***** Provided material

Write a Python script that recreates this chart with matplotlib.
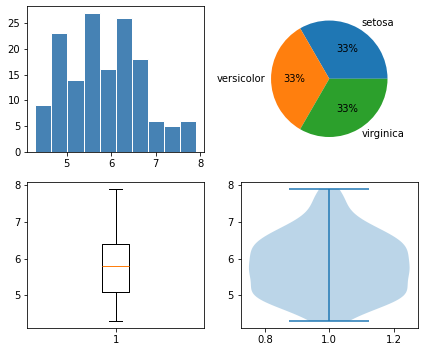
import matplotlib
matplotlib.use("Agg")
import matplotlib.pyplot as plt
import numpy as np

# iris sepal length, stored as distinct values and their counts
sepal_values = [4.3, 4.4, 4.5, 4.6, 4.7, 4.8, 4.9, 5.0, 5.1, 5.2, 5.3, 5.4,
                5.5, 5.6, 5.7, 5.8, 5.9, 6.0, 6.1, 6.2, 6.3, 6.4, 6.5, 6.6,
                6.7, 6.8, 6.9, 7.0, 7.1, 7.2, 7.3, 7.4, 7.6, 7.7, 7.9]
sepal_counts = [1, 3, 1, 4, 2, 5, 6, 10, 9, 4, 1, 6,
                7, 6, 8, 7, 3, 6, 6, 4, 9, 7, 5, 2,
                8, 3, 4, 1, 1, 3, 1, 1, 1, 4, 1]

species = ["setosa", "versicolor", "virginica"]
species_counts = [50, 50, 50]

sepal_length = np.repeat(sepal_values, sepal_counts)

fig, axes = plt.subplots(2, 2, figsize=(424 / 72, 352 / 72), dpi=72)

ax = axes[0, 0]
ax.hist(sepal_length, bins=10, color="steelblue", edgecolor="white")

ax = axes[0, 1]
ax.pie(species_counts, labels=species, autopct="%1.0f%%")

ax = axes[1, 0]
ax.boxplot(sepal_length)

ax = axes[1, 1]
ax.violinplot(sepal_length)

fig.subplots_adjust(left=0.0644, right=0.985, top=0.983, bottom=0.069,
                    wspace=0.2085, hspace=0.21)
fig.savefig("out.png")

**********

Directions for this task ::
Every line above should be returned exactly; the pictures stay out.

Final result ::
Write a Python script that recreates this chart with matplotlib.
import matplotlib
matplotlib.use("Agg")
import matplotlib.pyplot as plt
import numpy as np

# iris sepal length, stored as distinct values and their counts
sepal_values = [4.3, 4.4, 4.5, 4.6, 4.7, 4.8, 4.9, 5.0, 5.1, 5.2, 5.3, 5.4,
                5.5, 5.6, 5.7, 5.8, 5.9, 6.0, 6.1, 6.2, 6.3, 6.4, 6.5, 6.6,
                6.7, 6.8, 6.9, 7.0, 7.1, 7.2, 7.3, 7.4, 7.6, 7.7, 7.9]
sepal_counts = [1, 3, 1, 4, 2, 5, 6, 10, 9, 4, 1, 6,
                7, 6, 8, 7, 3, 6, 6, 4, 9, 7, 5, 2,
                8, 3, 4, 1, 1, 3, 1, 1, 1, 4, 1]

species = ["setosa", "versicolor", "virginica"]
species_counts = [50, 50, 50]

sepal_length = np.repeat(sepal_values, sepal_counts)

fig, axes = plt.subplots(2, 2, figsize=(424 / 72, 352 / 72), dpi=72)

ax = axes[0, 0]
ax.hist(sepal_length, bins=10, color="steelblue", edgecolor="white")

ax = axes[0, 1]
ax.pie(species_counts, labels=species, autopct="%1.0f%%")

ax = axes[1, 0]
ax.boxplot(sepal_length)

ax = axes[1, 1]
ax.violinplot(sepal_length)

fig.subplots_adjust(left=0.0644, right=0.985, top=0.983, bottom=0.069,
                    wspace=0.2085, hspace=0.21)
fig.savefig("out.png")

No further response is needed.